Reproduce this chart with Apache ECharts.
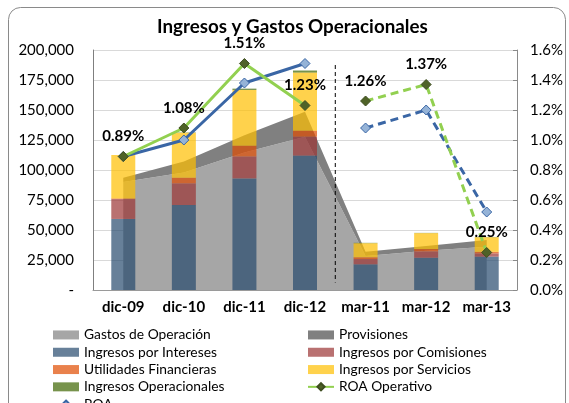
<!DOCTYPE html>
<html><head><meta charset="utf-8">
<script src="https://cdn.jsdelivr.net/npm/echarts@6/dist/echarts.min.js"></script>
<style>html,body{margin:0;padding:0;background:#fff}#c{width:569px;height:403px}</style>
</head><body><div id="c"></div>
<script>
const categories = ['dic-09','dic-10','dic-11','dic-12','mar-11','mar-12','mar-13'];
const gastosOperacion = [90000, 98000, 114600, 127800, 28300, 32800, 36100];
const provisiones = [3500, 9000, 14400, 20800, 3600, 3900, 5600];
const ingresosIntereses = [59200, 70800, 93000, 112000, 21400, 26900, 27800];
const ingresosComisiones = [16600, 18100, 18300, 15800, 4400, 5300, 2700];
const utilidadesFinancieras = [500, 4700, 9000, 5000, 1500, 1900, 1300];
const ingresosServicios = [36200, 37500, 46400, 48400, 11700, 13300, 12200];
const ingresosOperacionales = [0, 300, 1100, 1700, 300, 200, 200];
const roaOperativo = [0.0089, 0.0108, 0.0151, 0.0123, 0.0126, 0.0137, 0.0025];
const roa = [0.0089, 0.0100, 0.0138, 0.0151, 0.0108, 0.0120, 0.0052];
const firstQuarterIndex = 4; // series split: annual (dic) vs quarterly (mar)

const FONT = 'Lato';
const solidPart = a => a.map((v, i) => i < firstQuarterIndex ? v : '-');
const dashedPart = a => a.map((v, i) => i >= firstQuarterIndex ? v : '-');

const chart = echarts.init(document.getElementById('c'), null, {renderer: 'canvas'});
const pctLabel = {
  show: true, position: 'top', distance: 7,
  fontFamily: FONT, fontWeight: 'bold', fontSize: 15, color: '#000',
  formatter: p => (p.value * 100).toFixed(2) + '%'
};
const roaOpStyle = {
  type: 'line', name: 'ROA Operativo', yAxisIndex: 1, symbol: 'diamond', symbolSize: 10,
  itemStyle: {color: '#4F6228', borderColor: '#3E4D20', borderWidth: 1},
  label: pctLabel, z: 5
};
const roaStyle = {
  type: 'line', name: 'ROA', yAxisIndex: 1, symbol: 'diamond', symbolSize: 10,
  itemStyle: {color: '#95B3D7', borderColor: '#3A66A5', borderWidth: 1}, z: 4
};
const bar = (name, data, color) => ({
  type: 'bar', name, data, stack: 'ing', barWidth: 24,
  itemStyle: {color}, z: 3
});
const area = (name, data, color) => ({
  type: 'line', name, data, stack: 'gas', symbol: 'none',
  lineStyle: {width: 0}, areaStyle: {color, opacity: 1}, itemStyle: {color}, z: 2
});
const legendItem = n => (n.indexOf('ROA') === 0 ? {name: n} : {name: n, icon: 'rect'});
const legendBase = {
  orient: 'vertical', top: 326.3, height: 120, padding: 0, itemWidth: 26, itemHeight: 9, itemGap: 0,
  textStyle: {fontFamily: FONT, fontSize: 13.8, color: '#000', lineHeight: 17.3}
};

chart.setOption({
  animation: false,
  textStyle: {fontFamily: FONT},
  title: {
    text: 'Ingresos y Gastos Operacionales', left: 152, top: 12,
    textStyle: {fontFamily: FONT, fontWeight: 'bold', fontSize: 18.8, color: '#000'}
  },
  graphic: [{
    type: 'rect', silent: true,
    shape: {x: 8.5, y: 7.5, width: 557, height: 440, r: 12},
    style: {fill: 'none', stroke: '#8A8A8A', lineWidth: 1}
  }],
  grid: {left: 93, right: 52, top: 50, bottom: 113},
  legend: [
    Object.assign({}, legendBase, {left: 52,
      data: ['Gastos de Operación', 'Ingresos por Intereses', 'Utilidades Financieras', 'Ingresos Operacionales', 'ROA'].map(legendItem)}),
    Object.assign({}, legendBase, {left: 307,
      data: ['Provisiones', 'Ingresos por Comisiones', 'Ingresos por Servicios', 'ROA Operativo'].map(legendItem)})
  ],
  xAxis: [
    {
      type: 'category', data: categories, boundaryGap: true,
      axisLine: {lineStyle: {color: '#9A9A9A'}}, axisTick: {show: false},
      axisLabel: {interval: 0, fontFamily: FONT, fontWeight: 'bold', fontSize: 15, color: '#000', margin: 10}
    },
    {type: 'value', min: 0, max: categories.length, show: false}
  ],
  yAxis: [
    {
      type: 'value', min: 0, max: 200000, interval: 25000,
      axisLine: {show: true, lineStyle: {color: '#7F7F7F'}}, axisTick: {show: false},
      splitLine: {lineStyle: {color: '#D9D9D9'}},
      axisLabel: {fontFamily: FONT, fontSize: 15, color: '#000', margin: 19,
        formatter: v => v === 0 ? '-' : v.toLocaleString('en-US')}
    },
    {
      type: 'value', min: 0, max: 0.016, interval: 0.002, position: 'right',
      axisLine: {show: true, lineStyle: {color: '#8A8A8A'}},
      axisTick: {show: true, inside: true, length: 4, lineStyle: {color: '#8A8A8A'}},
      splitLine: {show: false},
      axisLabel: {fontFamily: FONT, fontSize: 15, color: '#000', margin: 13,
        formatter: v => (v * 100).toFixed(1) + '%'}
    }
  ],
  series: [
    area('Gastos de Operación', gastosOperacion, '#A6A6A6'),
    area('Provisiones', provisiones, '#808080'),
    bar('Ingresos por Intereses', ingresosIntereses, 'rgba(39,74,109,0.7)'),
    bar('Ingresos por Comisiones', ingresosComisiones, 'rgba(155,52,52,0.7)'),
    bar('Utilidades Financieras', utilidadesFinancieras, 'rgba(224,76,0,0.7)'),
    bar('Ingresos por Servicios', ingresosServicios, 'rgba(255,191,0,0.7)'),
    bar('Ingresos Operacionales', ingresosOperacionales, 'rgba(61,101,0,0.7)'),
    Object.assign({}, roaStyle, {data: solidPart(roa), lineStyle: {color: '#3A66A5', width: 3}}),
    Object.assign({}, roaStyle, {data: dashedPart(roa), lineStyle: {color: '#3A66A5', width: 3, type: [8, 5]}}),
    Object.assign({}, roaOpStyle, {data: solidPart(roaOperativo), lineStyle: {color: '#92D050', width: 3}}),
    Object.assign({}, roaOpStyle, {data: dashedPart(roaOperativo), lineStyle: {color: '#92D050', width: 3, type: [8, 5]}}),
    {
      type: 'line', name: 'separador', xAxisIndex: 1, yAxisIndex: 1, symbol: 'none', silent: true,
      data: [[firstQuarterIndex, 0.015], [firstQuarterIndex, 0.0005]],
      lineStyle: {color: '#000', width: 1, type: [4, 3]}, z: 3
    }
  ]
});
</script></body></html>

» Challenge
Everything from the top line of the data down to and including the line with "const dashedPart = a" is to be copied, except the pictures.

» Exercise output
Reproduce this chart with Apache ECharts.
<!DOCTYPE html>
<html><head><meta charset="utf-8">
<script src="https://cdn.jsdelivr.net/npm/echarts@6/dist/echarts.min.js"></script>
<style>html,body{margin:0;padding:0;background:#fff}#c{width:569px;height:403px}</style>
</head><body><div id="c"></div>
<script>
const categories = ['dic-09','dic-10','dic-11','dic-12','mar-11','mar-12','mar-13'];
const gastosOperacion = [90000, 98000, 114600, 127800, 28300, 32800, 36100];
const provisiones = [3500, 9000, 14400, 20800, 3600, 3900, 5600];
const ingresosIntereses = [59200, 70800, 93000, 112000, 21400, 26900, 27800];
const ingresosComisiones = [16600, 18100, 18300, 15800, 4400, 5300, 2700];
const utilidadesFinancieras = [500, 4700, 9000, 5000, 1500, 1900, 1300];
const ingresosServicios = [36200, 37500, 46400, 48400, 11700, 13300, 12200];
const ingresosOperacionales = [0, 300, 1100, 1700, 300, 200, 200];
const roaOperativo = [0.0089, 0.0108, 0.0151, 0.0123, 0.0126, 0.0137, 0.0025];
const roa = [0.0089, 0.0100, 0.0138, 0.0151, 0.0108, 0.0120, 0.0052];
const firstQuarterIndex = 4; // series split: annual (dic) vs quarterly (mar)

const FONT = 'Lato';
const solidPart = a => a.map((v, i) => i < firstQuarterIndex ? v : '-');
const dashedPart = a => a.map((v, i) => i >= firstQuarterIndex ? v : '-');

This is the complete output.